Check every line below for the word "this" and give only the number of lines where it appears.

──────── Dataset excerpts

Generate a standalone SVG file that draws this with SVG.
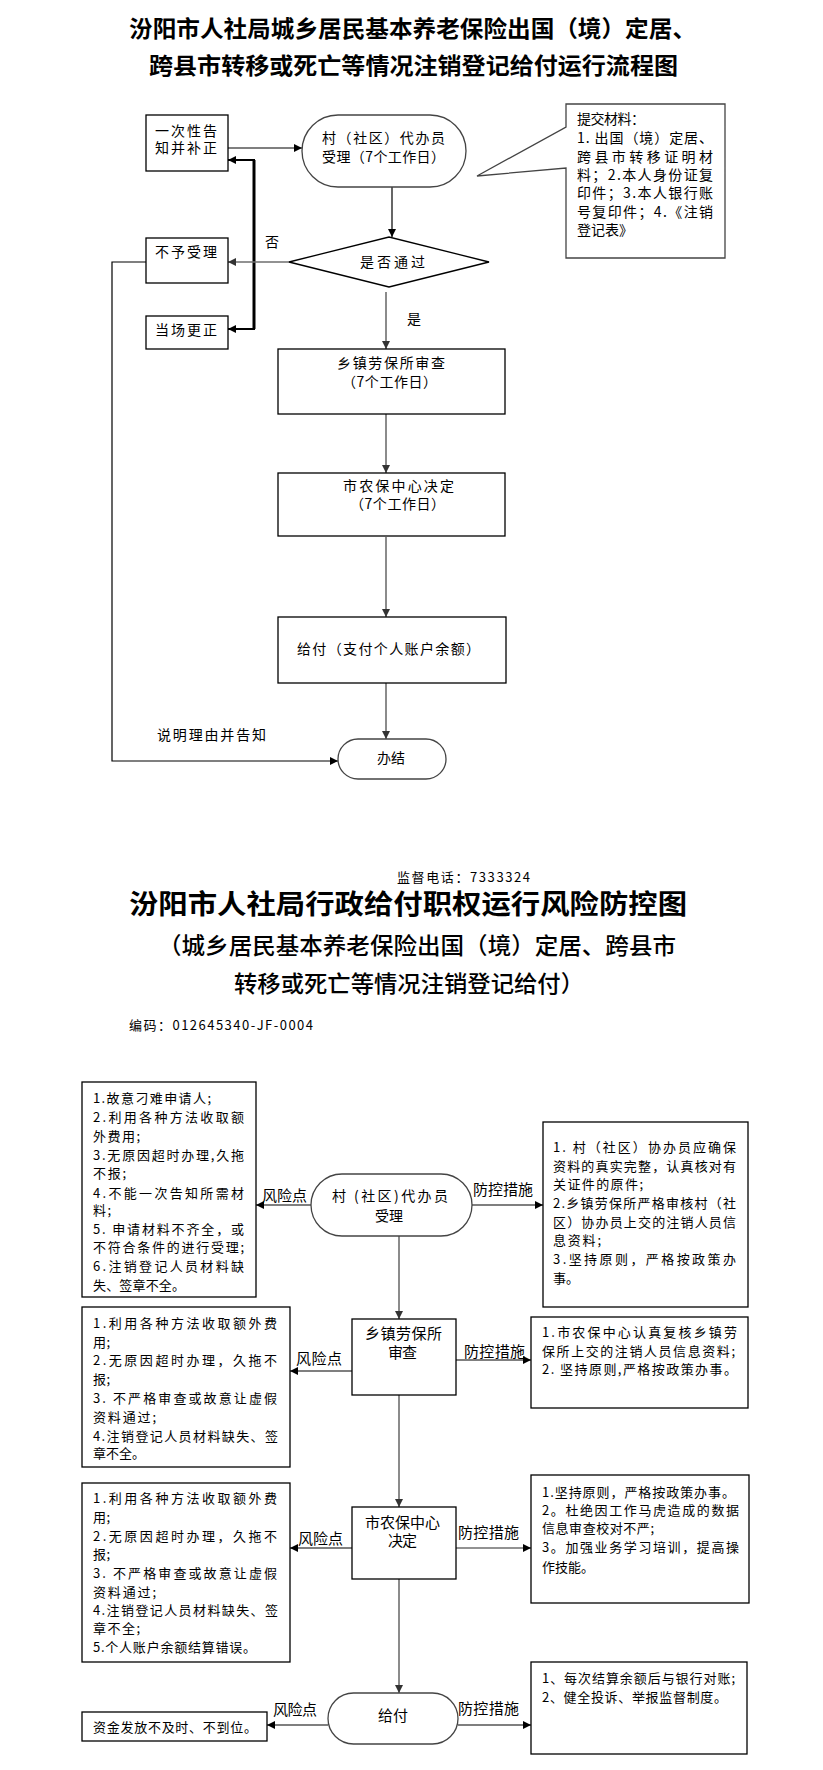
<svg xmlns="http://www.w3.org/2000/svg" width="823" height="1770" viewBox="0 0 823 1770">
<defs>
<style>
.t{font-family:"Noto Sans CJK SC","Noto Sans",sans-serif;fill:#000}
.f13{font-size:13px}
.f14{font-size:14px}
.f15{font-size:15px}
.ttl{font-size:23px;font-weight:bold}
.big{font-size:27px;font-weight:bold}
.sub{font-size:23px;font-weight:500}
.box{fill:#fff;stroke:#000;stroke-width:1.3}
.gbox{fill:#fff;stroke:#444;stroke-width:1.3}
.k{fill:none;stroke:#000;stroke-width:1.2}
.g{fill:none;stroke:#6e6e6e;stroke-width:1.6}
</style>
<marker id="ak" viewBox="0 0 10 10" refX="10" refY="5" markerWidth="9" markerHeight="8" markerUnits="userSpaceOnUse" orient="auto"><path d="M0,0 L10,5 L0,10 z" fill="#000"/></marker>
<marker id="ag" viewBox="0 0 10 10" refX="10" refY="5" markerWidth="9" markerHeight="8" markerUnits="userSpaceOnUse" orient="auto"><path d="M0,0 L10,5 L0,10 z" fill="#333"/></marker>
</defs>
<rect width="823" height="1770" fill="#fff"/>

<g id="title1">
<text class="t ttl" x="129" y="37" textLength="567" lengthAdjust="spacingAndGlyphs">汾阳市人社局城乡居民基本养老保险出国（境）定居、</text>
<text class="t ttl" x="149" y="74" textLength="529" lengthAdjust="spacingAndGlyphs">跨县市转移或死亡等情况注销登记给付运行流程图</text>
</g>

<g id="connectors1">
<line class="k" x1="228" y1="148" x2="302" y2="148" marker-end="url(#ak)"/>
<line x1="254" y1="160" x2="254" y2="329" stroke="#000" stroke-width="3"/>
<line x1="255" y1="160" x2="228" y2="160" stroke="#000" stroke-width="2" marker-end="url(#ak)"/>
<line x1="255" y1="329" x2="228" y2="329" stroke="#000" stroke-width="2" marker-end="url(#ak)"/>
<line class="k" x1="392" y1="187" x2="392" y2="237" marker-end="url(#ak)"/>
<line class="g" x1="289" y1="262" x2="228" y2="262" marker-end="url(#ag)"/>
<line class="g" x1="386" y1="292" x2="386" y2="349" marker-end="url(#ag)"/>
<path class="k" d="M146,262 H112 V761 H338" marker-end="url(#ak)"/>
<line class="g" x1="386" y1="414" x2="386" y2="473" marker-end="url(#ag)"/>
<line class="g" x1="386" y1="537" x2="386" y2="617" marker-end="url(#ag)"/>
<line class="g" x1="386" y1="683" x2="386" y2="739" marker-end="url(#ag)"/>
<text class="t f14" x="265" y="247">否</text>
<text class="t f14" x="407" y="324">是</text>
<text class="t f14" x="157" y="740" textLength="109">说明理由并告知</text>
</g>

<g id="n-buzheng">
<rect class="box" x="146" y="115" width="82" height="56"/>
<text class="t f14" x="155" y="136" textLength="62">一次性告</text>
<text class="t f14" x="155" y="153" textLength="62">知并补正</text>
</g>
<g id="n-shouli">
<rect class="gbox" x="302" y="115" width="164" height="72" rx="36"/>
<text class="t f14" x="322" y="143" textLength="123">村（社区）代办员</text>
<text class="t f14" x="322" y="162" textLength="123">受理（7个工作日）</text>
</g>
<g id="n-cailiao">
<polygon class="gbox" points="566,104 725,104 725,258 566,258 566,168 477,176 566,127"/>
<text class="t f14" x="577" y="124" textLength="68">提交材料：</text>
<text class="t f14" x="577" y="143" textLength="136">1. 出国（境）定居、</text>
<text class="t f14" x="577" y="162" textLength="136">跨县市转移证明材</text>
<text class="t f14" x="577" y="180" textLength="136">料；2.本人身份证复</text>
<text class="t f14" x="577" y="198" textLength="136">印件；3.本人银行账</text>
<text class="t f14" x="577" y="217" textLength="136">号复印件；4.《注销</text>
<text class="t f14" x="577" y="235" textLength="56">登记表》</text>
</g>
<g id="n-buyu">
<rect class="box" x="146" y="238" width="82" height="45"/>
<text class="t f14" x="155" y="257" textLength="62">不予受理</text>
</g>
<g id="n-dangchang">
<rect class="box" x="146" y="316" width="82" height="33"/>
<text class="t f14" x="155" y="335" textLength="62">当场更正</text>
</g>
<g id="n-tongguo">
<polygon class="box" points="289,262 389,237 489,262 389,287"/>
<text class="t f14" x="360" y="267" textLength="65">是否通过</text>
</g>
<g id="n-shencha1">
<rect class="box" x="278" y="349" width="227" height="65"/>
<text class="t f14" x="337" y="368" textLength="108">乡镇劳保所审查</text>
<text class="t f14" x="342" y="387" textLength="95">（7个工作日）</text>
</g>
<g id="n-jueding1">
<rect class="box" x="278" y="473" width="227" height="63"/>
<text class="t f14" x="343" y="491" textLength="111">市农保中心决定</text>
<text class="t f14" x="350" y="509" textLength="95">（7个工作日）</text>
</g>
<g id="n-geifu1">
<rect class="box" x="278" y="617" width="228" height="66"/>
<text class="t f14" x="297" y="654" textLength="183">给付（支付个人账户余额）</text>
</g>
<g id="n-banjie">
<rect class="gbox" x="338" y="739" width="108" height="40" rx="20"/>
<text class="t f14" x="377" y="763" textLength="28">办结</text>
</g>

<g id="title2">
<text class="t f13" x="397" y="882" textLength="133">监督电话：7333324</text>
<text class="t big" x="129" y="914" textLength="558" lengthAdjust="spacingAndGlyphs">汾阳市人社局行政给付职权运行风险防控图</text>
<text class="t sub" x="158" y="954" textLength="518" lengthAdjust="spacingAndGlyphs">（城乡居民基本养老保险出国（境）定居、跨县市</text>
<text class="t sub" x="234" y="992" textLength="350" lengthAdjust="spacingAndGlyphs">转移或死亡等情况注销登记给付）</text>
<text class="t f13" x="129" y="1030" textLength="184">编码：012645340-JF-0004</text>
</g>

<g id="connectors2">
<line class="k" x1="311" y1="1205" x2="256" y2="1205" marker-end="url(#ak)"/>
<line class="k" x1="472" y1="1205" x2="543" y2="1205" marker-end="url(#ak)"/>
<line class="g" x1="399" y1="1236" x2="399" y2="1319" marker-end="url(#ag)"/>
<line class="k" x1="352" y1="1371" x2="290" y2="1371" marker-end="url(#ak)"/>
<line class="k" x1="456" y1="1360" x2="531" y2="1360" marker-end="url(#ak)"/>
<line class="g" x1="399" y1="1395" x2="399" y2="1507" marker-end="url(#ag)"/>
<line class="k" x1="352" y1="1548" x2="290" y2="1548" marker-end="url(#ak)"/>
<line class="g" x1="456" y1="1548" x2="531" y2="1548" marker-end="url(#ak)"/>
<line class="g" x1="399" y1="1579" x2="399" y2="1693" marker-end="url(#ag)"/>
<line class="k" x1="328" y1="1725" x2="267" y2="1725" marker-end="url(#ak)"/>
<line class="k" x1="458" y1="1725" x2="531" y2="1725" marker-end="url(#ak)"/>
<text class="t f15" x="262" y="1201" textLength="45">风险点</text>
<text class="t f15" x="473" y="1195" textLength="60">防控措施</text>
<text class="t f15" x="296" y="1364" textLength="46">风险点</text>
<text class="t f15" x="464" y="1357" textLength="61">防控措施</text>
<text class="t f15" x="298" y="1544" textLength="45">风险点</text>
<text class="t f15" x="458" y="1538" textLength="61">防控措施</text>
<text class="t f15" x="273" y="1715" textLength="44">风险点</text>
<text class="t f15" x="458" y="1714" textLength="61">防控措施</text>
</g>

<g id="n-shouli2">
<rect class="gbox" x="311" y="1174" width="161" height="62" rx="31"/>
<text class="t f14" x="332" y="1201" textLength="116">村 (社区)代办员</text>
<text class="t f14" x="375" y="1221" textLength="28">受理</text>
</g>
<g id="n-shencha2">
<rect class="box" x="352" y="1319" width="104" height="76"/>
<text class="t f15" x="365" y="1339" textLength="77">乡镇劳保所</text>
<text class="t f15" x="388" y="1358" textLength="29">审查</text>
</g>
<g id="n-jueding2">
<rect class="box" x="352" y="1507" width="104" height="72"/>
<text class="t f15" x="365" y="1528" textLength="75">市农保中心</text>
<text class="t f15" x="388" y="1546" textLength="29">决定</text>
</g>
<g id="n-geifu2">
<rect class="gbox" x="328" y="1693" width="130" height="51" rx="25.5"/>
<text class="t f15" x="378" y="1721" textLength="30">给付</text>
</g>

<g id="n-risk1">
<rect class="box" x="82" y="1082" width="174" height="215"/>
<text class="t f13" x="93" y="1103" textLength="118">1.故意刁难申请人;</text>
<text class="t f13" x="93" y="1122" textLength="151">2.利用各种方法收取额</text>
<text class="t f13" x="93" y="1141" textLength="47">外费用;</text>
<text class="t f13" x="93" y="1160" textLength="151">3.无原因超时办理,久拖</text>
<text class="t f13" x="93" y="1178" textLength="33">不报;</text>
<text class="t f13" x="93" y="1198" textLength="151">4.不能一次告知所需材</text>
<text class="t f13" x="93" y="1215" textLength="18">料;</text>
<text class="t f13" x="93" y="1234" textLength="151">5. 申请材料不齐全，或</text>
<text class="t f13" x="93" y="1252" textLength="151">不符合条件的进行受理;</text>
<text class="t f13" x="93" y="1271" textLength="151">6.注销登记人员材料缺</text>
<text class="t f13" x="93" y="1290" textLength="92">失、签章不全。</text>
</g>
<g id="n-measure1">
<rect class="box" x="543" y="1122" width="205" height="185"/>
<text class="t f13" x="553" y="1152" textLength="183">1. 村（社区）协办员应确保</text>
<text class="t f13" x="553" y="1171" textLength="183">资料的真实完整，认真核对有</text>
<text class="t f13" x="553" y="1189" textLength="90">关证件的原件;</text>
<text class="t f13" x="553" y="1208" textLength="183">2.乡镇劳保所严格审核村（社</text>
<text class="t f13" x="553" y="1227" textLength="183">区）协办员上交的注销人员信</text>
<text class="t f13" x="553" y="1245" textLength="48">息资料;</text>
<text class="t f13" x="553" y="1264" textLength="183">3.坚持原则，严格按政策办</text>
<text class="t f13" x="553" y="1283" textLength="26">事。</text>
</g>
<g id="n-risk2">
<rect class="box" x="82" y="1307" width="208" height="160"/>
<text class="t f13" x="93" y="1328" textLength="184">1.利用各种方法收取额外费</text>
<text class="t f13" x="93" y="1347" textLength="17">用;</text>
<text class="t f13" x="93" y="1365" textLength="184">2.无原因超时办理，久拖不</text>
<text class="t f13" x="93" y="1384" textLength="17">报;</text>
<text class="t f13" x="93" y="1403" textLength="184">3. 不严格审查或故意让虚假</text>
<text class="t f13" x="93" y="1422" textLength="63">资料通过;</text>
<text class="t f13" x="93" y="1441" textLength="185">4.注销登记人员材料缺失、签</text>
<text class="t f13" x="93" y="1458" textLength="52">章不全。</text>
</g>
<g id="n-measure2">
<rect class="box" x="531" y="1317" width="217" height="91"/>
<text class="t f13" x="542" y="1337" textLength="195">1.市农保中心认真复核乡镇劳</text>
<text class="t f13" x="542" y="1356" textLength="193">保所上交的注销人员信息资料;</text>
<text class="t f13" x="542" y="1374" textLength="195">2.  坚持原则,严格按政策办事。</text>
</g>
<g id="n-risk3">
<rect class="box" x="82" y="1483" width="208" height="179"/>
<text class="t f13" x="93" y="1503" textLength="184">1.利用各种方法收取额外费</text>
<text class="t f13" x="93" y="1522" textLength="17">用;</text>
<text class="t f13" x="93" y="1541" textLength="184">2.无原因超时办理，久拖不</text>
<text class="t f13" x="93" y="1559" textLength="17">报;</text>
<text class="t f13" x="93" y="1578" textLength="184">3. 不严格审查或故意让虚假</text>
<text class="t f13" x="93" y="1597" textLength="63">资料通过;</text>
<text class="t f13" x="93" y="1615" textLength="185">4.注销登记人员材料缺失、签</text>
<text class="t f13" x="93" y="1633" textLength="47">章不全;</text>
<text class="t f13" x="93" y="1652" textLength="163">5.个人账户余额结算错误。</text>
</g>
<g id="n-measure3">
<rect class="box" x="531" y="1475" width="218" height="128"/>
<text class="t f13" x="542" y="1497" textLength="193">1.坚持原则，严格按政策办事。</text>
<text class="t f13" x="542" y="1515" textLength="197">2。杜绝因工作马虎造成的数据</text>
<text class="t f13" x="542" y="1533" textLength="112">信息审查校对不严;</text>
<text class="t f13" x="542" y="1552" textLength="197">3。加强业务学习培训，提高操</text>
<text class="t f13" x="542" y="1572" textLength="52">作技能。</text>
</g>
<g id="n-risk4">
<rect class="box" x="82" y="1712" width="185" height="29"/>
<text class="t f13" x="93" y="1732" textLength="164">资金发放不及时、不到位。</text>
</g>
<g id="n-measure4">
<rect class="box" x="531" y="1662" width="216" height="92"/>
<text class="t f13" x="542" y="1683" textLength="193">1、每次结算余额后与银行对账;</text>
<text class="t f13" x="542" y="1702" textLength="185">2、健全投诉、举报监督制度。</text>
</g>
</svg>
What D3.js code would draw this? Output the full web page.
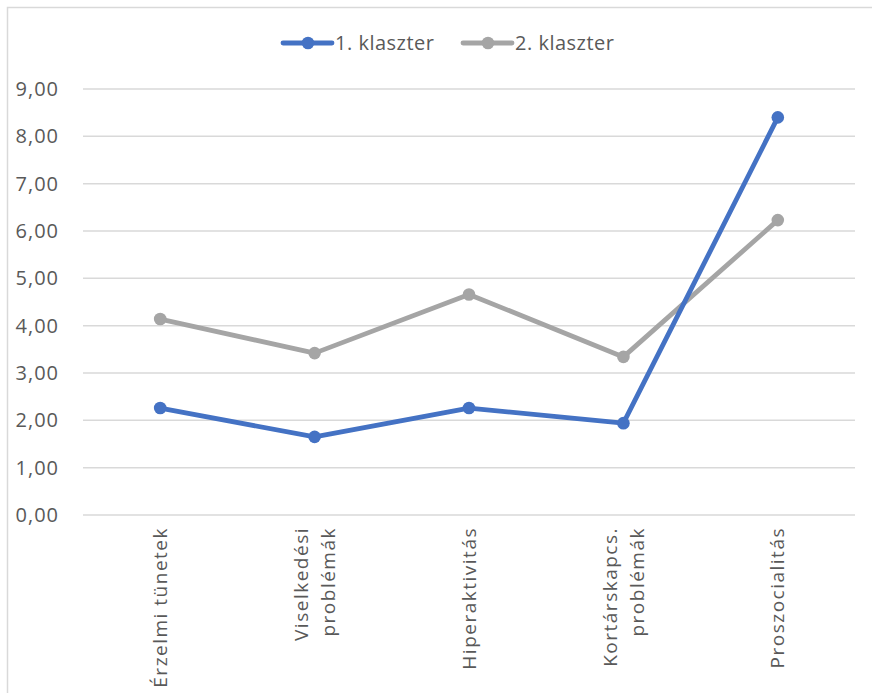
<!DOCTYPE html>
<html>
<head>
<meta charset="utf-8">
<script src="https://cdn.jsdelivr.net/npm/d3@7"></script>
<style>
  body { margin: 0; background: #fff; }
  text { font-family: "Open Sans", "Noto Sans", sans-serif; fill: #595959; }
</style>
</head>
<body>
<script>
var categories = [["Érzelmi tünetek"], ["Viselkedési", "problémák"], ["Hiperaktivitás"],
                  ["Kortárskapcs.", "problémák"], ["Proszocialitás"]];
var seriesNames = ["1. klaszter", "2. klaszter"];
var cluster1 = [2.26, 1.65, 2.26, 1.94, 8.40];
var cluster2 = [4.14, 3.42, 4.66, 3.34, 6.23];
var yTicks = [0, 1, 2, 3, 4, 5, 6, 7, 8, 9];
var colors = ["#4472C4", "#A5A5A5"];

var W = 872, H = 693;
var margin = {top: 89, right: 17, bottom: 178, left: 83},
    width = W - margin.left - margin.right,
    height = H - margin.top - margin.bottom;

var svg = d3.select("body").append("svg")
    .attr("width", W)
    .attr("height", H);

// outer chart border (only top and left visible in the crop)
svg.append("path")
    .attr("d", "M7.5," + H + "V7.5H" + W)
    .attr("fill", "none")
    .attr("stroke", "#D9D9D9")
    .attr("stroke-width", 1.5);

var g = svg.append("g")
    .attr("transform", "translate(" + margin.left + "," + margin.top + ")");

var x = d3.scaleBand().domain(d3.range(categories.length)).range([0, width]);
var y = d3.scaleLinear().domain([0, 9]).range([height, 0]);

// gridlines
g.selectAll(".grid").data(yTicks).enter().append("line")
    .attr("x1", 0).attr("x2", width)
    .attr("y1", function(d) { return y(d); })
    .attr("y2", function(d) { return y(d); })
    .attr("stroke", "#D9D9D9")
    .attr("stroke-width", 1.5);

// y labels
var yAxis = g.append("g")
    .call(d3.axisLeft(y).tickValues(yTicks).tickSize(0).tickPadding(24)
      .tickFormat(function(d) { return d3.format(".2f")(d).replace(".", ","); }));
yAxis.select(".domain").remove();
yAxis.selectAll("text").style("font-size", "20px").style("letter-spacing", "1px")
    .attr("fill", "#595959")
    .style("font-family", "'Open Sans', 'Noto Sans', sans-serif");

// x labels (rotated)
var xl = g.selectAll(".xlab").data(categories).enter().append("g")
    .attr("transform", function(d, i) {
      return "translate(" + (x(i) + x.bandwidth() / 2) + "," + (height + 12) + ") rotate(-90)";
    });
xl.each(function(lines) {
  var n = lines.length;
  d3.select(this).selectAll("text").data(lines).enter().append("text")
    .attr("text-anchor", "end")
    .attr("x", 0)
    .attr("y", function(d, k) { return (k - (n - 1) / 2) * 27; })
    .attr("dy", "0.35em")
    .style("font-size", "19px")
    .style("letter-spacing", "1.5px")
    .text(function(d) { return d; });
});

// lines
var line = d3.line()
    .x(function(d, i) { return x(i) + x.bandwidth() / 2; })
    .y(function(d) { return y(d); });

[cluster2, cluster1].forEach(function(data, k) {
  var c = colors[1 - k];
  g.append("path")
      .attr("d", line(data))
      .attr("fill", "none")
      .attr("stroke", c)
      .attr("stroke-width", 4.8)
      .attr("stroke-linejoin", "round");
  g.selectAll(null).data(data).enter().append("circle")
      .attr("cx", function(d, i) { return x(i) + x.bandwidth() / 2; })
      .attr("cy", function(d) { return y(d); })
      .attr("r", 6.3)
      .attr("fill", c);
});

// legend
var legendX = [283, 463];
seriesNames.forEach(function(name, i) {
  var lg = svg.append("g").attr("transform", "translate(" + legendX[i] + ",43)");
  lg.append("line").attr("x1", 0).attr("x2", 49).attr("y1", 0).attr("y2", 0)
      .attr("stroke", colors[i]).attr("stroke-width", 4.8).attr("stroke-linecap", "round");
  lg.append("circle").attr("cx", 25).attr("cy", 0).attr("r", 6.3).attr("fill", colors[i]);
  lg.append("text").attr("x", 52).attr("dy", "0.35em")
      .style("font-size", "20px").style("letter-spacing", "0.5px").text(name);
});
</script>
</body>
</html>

────────────────

§ Answer for the task: 3